Nuestra situación, con todo, no es peor que la de nuestros padres. Quizá incluso sea un poco mejor. Hace ochenta, cuarenta o veinte años aún se pensaba que estábamos trabajando por el progreso, por el orden o por la libertad: las ideologías habían teologizado la gran construcción moderna y cada nuevo avance de la dominación aún podía esgrimir el argumento de la emancipación; se trabajaba por la libertad, por la igualdad, por el socialismo, por la prosperidad, en definitiva, por el futuro, y cada una de esas palabras paliaba el efecto devastador de la construcción tecnoeconómica, cada una de esas palabras era una nueva placa en la esfera de la nada. Hoy, por el contrario, las cosas aparecen bajo una luz nueva. Es la gran ventaja de estar ya en el ojo del ciclón: la perspectiva mejora. Así podemos ver que al invocar el futuro del progreso, al invocar esa utopía en la que dominación y emancipación se confunden, estábamos recubriendo la esfera desde dentro, instalados ya en su interior, viviendo en el nihilismo de los últimos hombres. Esta percepción todavía no es mayoritaria, pero empieza a abrirse paso desde los puntos más dispares: en la preocupación ecológica, en la denuncia de la muerte del espíritu, en la búsqueda de nuevas formas de conciencia, en la censura a la civilización económica, en la exploración de nuevas vías de participación política, en el rescate de modos tradicionales de socialidad; también en las artes, donde los estertores de la abstracción nihilista empiezan a alumbrar, aquí y allá, ensayos para una búsqueda nueva del sentido.

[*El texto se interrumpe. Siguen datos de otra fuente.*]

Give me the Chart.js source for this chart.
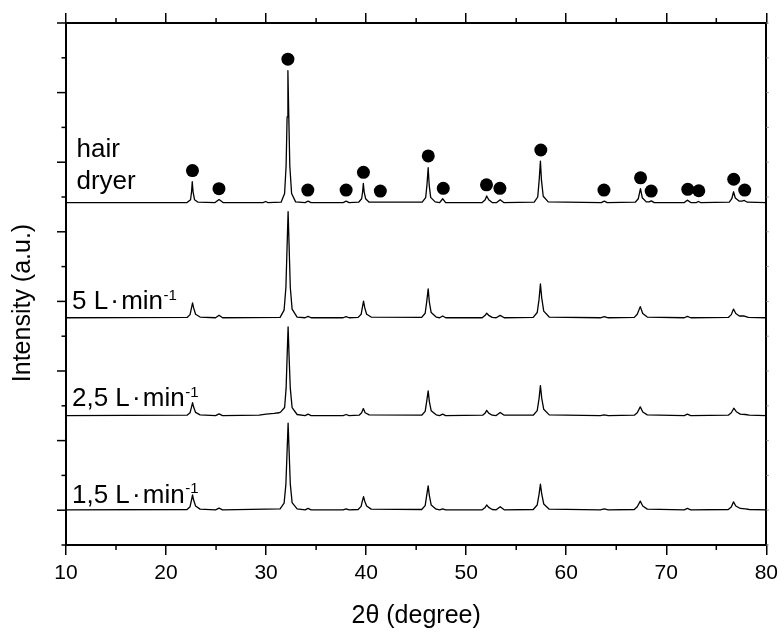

Estamos asistiendo a la aparición de nuevas grietas en la esfera. La gran novedad, el gran hallazgo de nuestro tiempo, es que las estamos viendo nacer desde dentro. Estamos en el ojo del ciclón. Ese es el punto desde el que vemos surgir las nuevas grietas y, con cada una de ellas, una nueva esperanza. Son, con todo, esperanzas lejanas: el ciclón gira demasiado deprisa en torno a nosotros; cada nueva grieta, cada nueva imagen de fuga, gira a toda velocidad como en un caleidoscopio enloquecido. Así sería inútil tratar de escapar por ellas: la propia fuerza del ciclón nos repelería, nos estrellaríamos contra sus paredes y volveríamos al punto de partida. Sin embargo, sabemos que con cada nueva grieta la fuerza del ciclón decrecerá.
Sabemos dónde está la Nada: no ahí fuera, en un rincón del universo, en una región oscura, sino dentro de nosotros mismos. Sabemos cómo acercarnos a ella: es esa esfera que la civilización ha ido cubriendo con placas para contener a la Nada y que no escape. Sabemos lo que veremos dentro de la esfera: en un extremo, el puente que lleva a la comunión con el Todo a través de la aniquilación del Yo; en otro, la imagen fulgurante de un ciclón que todo lo arrasa. Sabemos dónde estamos nosotros: aquí y ahora, dentro de ese ciclón, en su ojo de máxima calma y de máximo riesgo. El siguiente paso es el más difícil: saltar fuera del ciclón, volver a atravesar sus paredes aniquiladoras. Volver a poner la nada en su lugar. Una vez más. Tal vez hasta que nos vuelva a succionar.